Co-occurrence Based Approach for Differentiation of  Speech and Song

Arijit Ghosal; Ranjit Ghoshal

Co-occurrence Based Approach for Differentiation of Speech and Song

Authors

Arijit Ghosal

Department of Information Technology, St. Thomas’ College of Engineering and Technology, Kolkata, West Bengal

Ranjit Ghoshal

Department of Information Technology, St. Thomas’ College of Engineering and Technology, Kolkata, West Bengal

DOI: https://doi.org/10.21467/proceedings.115.17

Synopsis

Discrimination of speech and song through auditory signal is an exciting topic of research. Preceding efforts were mainly discrimination of speech and non-speech but moderately fewer efforts were carried out to discriminate speech and song.
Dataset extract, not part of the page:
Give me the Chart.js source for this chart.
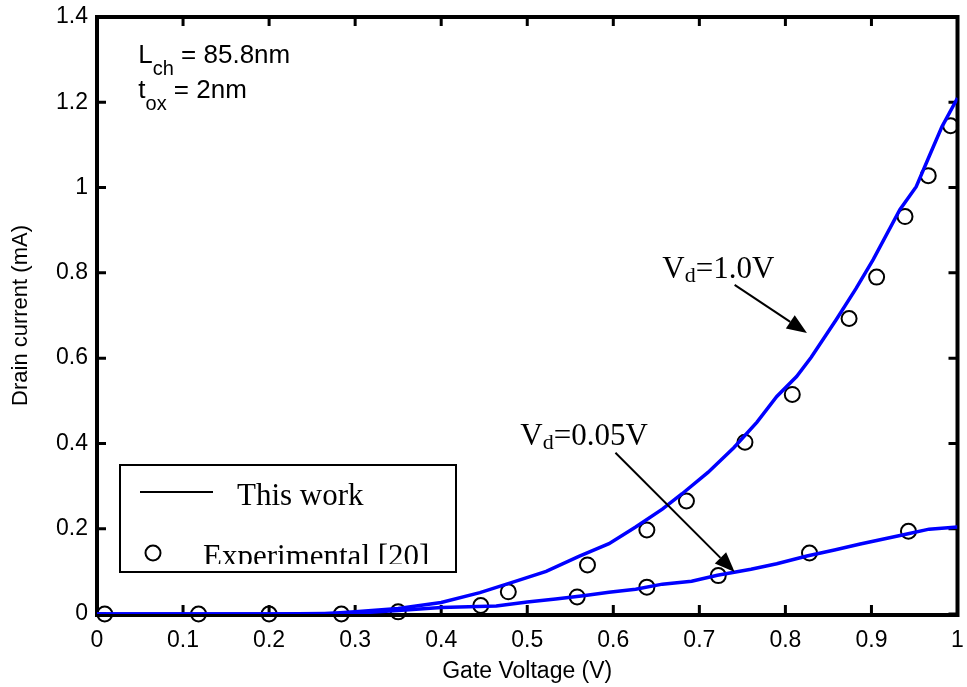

Discrimination of speech and song is one of the noteworthy fragments of automatic sorting of audio signal because this is considered to be the fundamental step of hierarchical approach towards genre identification, audio archive generation. The previous efforts which were carried out to discriminate speech and song, have involved frequency domain and perceptual domain aural features. This work aims to propose an acoustic feature which is small dimensional as well as easy to compute. It is observed that energy level of speech signal and song signal differs largely due to absence of instrumental part as a background in case of speech signal. Short Time Energy (STE) is the best acoustic feature which can echo this scenario. For precise study of energy variation co-occurrence matrix of STE is generated and statistical features are extracted from it. For classification resolution, some well-known supervised classifiers have been engaged in this effort. Performance of proposed feature set has been compared with other efforts to mark the supremacy of the feature set.